Strangely enough, Asoebi can be a sensitive subject because people can become offended if they don’t get invited to participate or if you don’t participate in their own. Others may even find asoebi a burden.
I personally see being part of the asoebi as an honor and recommend participating as long as your circumstances allow. Asoebi are the designated few requested to usher in the new celebrants and stand out in their crowd.
Tips for Planning Asoebi:
- Choose one of your friends that you trust to handle things from start to finish to coordinate this for you. This could be a really detailed part of the wedding and there are usually lots of questions, so have someone else take care of it.
- Determine and purchase the material, head tie, etc in advance .
- Ask the coordinator to determine how many people are interested in buying (some people ask only certain people to buy and others open it up to all their friends. It’s all up to you. Remember though, that some people get really offended if they are not asked and others may feel burdened if they are.)

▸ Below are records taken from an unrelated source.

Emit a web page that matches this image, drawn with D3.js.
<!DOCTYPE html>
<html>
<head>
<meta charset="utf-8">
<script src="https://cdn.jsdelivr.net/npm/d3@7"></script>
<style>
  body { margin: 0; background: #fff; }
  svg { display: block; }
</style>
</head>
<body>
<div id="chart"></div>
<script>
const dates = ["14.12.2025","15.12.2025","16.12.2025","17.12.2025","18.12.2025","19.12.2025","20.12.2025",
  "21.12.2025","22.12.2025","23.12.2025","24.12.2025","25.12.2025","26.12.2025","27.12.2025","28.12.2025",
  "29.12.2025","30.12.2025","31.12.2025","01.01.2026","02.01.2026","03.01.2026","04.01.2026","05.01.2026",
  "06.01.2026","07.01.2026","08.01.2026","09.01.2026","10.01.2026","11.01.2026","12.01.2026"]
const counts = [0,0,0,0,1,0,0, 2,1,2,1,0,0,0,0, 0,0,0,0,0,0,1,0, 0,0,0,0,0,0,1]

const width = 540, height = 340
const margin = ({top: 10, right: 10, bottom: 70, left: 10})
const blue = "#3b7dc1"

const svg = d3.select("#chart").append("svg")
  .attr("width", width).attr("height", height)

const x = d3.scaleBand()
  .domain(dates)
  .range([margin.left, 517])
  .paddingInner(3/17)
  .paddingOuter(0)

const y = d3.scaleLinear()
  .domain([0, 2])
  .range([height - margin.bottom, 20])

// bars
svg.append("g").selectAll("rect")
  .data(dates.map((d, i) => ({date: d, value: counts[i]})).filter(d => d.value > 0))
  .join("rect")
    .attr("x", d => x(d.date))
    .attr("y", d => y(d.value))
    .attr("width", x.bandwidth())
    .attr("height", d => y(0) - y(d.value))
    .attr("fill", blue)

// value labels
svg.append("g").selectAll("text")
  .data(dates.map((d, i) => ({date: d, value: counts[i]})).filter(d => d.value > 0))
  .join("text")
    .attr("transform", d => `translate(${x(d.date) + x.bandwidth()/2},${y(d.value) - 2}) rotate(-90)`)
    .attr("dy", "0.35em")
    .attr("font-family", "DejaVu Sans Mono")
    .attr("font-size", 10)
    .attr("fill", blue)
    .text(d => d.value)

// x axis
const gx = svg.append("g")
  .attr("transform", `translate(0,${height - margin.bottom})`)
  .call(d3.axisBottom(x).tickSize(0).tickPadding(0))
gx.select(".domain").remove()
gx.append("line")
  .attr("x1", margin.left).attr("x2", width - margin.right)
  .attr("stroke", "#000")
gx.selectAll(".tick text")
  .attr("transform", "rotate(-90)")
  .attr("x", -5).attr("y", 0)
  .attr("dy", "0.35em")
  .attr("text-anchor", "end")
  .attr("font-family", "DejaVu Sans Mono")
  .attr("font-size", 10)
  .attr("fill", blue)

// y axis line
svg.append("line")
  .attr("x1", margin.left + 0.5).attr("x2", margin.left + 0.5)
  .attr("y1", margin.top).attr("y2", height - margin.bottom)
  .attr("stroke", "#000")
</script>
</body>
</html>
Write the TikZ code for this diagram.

- Your friends typically will pay for the clothes. If you want something really expensive, though, you may want to consider paying for part of it. Nowadays there is not just ankara but lace, velvet, silk, brocades etc. My advice is to go for the style you like but keep affordability in mind for your guests.
Tips for what to do with your Asoebi AFTER the wedding:
- The great thing about Asoebi is that you are free to become your own fashion designer. You can get your seamstress to create a showstopping piece with added material, or you could create a simple yet classic skater dress that never goes out of style. Frequently, Asoebi can collect dust in your closet if you don’t go for a classic look that could be worn elsewhere.
- Another great idea is to wear it to another event such as showers, naming ceremonies, anniversary parties and weddings without their own asoebi.
- Asoebi is sometimes looked at as a fundraising effort for the bride and groom so a small increase to the purchase price is normal. Over the years I have paid $50-$100 for 3 yards of asoebi material. This can range from Ankara to fine lace.
Nice post!! Love the photos =)
I would love just a little more information. I am getting married in a year, and I am in the process of planning my wedding. Part of the planning, is the budget.
How did you budget for Asoebi? Also, how do you present to your bridesmaids the need for 2 dresses?
Any other details would be really appreciated.
Hey there! Made an update to the bottom of the post just for you. It has become a customary expectation when participating in African weddings but When it comes to discussing with your bridesmaids if they are not familiar with the cultural expectations you may have to explain that to them.